> **Dataset extract**:
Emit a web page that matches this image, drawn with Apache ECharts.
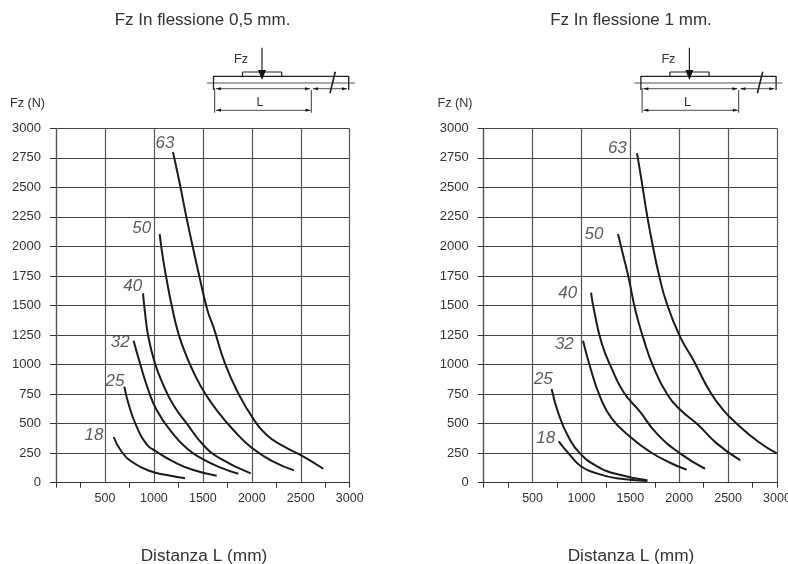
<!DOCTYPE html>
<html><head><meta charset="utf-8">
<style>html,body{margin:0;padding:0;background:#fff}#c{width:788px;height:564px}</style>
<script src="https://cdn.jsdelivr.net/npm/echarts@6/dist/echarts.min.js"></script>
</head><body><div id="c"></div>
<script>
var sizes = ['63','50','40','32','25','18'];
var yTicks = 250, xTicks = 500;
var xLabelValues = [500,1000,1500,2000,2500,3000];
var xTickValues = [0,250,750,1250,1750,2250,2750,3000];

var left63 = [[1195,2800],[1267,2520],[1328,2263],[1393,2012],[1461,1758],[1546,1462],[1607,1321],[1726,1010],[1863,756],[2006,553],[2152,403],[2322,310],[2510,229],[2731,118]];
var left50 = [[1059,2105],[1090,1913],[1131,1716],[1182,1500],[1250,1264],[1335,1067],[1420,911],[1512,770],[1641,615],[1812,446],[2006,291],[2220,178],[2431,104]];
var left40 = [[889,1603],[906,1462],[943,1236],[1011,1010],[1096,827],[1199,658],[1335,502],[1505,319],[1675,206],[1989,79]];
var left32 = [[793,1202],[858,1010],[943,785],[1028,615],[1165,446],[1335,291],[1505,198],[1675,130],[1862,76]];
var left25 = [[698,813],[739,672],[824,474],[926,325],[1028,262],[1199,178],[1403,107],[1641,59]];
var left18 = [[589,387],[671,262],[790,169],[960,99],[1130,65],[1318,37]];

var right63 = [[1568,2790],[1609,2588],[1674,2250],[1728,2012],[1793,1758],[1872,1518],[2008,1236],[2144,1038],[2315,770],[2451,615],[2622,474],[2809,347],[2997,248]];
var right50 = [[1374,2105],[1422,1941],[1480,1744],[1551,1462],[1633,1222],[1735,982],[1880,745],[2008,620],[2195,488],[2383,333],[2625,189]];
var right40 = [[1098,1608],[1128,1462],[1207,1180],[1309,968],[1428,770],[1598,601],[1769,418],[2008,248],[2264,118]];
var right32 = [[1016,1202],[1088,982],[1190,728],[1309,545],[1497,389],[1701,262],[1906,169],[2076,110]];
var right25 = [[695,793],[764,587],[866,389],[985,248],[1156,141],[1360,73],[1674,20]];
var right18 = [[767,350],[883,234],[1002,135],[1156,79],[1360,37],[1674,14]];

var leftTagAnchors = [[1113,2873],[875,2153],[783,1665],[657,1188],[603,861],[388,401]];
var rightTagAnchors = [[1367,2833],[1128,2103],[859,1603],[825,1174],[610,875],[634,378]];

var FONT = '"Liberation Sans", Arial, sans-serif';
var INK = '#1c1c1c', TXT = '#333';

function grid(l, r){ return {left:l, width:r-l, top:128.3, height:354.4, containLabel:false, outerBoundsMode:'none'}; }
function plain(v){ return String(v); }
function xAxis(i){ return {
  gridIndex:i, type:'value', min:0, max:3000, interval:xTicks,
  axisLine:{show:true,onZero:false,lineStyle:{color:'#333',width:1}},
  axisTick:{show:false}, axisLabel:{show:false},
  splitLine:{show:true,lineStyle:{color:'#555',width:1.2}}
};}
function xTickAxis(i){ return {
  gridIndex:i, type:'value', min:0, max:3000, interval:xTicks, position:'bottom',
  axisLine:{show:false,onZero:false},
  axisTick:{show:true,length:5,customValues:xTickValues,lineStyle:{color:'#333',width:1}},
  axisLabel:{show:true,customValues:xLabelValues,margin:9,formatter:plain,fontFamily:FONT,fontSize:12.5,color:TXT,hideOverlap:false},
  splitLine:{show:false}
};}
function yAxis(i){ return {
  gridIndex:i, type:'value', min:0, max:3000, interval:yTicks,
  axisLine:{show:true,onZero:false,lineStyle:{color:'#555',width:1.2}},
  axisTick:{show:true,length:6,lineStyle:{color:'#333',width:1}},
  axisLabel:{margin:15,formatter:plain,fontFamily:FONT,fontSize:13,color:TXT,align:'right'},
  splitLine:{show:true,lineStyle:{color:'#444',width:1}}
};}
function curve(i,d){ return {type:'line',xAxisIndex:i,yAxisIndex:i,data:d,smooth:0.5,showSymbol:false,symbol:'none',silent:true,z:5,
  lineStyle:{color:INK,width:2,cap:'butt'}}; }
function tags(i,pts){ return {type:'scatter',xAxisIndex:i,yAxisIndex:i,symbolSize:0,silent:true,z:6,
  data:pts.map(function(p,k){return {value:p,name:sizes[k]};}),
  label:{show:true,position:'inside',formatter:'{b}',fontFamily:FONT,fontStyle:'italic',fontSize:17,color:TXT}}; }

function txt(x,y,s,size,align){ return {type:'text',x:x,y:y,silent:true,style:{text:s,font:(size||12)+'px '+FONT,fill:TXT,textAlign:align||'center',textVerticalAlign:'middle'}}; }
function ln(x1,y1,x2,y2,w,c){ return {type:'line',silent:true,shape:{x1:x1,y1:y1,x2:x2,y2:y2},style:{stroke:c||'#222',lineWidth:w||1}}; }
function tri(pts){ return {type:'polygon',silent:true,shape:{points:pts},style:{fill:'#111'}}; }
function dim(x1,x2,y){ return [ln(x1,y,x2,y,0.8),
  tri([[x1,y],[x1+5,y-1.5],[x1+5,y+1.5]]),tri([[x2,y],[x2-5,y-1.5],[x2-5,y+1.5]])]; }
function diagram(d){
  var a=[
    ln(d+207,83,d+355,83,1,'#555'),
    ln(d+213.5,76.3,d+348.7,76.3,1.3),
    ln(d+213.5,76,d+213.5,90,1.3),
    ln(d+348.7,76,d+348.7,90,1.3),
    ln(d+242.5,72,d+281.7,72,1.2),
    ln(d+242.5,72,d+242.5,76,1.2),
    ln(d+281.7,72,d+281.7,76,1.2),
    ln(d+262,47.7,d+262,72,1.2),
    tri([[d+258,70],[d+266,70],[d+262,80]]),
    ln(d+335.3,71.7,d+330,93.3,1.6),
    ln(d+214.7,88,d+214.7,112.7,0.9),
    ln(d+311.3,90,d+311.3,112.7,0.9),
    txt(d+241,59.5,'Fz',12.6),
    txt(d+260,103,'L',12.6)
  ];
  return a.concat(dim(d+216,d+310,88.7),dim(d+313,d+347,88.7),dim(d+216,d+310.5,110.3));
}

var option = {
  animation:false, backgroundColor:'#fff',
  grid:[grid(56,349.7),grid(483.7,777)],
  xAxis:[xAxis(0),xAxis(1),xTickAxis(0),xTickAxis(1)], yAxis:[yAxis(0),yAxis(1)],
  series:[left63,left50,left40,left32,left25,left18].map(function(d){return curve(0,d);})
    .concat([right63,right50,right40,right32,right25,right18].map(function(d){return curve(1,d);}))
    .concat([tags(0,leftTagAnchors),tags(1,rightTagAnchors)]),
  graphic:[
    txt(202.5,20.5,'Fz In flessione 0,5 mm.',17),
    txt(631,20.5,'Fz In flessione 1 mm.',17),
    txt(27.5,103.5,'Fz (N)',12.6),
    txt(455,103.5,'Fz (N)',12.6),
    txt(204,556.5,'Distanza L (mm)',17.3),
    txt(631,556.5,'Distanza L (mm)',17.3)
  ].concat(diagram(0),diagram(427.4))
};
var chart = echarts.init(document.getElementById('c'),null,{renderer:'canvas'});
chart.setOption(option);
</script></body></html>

> **Exercise aim**:
Omit the pictures, then repeat exactly each line from the beginning of the listing through the line with "var xTickValues = [0,250,750,1250,1750,2250,2750,3000];".

> **Exercise response**:
Emit a web page that matches this image, drawn with Apache ECharts.
<!DOCTYPE html>
<html><head><meta charset="utf-8">
<style>html,body{margin:0;padding:0;background:#fff}#c{width:788px;height:564px}</style>
<script src="https://cdn.jsdelivr.net/npm/echarts@6/dist/echarts.min.js"></script>
</head><body><div id="c"></div>
<script>
var sizes = ['63','50','40','32','25','18'];
var yTicks = 250, xTicks = 500;
var xLabelValues = [500,1000,1500,2000,2500,3000];
var xTickValues = [0,250,750,1250,1750,2250,2750,3000];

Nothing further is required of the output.